The Cowboys hope backup QB Dru Brown is up to the task of leading them to a Bedlam upset.

NCAA Football: Oklahoma State at West Virginia Ben Queen-USA TODAY Sports

Even though the Oklahoma Sooners have dominated the Oklahoma State Cowboys over the history of their in-state rivalry, the series has still produced more than its fair share of classic games and indelible moments. In a perfect world, the 2019 edition of Bedlam would set up as another thriller.

The combination of running back Chuba Hubbard and dynamic quarterback Spencer Sanders would constitute a nightmare for an OU defense that has struggled all season with giving up big plays against the run. Tylan Wallace running vertical routes against a secondary preoccupied with helping out against that ground attack? Yikes.

With Sanders and Wallace now on the shelf, the Cowboys present fewer threats to the Sooners by both land and air. Let’s take a look at what that means ahead of Saturday’s Bedlam installment.

What can Brown do for OSU?

The statistics from veteran Dru Brown’s first start at QB last week against the West Virginia Mountaineers paint a solid picture. Brown completed 22 of his 29 throws, two of which went for scores, in OSU’s 20-13 win.

The Pokes also converted a combined seven of 16 opportunities on third and fourth downs, so OSU did a decent job of keeping the chains moving with Brown at the controls. The Cowboys’ two touchdowns came on drives of 74 and 78 yards – the scores didn’t come cheap.

However, a closer inspection of Brown’s performance tells a different story. Coach Mike Gundy and offensive coordinator Sean Gleeson showed little faith in Brown’s capacity to make throws downfield – or really much at all in the passing game. Approximately half of Brown’s throws were swing routes or screens. Consequently, Hubbard had seven receptions for 88 yards, both of which easily surpassed his previous highs for the season.

Overall, of Brown’s 29 passes, 20 of his targets were within seven yards of the line of scrimmage. He also threw two balls away. OSU averaged a piddling 6.8 yards per attempt from its pop-gun passing attack.

When Brown did get the opportunity to showcase his arm strength, it became clear why the OSU coaches weren’t asking him to do it often. Brown’s passes on vertical routes were coming in late and underthrown. Meanwhile, throws outside the far hashes took way too long to reach their destination.

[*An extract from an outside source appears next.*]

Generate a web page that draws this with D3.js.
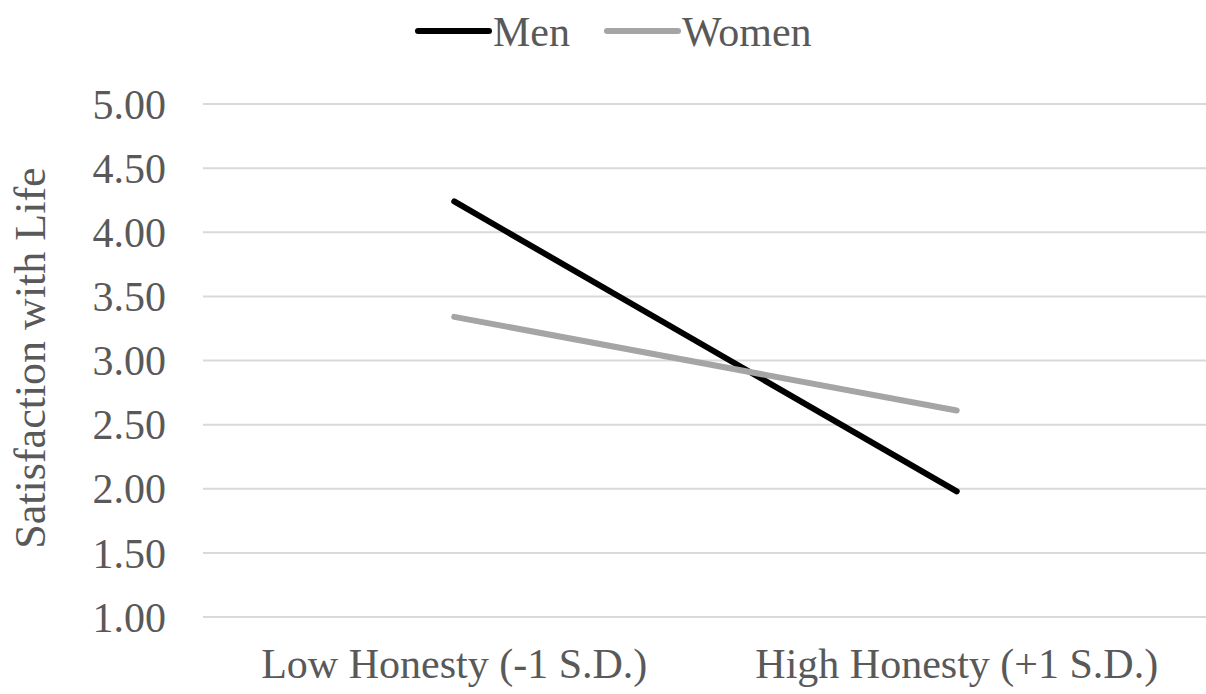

In terms of what that means for this weekend, predicating your passing attack on quick throws isn’t a bad strategy versus the Sooners. Forcing OU’s defenders to tackle soundly has worked for some teams already this season. However, it doesn’t work nearly as well when defensive backs don’t fear the ball going over their heads.

Don’t be surprised if OU defensive coordinator Alex Grinch throws an even heavier dose than usual of press man and one-on-one coverages at the Cowboys on the perimeter. If the Sooners don’t come up with at least one interception in this game, consider it a big disappointment.

Hubba, Hubbard

In reality, even when Sanders and Wallace were healthy, Hubbard was always OSU’s showstopper. He is fast and powerful, and Gundy has leveraged his durability to load Hubbard up with carries. The nation’s leading rusher has toted the rock at least 25 times in seven of OSU’s 11 games.

Hubbard will almost certainly surpass the 25-carry mark in this contest. Keep an eye, though, on how Gleeson draws up ways to get the ball to his workhorse. The Princeton transplant has layered on new schemes to the OSU running game throughout the season. Even a week ago, the Cowboys were showing new wrinkles in their ground attack.

Unfortunately, the Pokes have lost a big weapon in Sanders’ legs. Sanders was capable of exploding for big gains on the ground, which forced defenses to account for an additional runner at all times when the Pokes had the ball. In turn, that opened up running lanes for Hubbard.

No one will mistake Brown for that kind of threat. Removing sacks, he ran for nine yards on four carries versus WVU. The Cowboys may use Brown as a constraint player with a couple carries to keep the Sooners honest. OU will also defend anything resembling a read call to keep the ball in the hands of the QB – which suggests that part of the playbook will be closed off to the Cowboys on Saturday night.

Whether Grinch goes with a spot deployment of a 4-3 alignment or sticks with five defensive backs as OU’s base defense, expect the Sooners to key on Hubbard and challenge OSU’s depleted receiving corps to make them pay.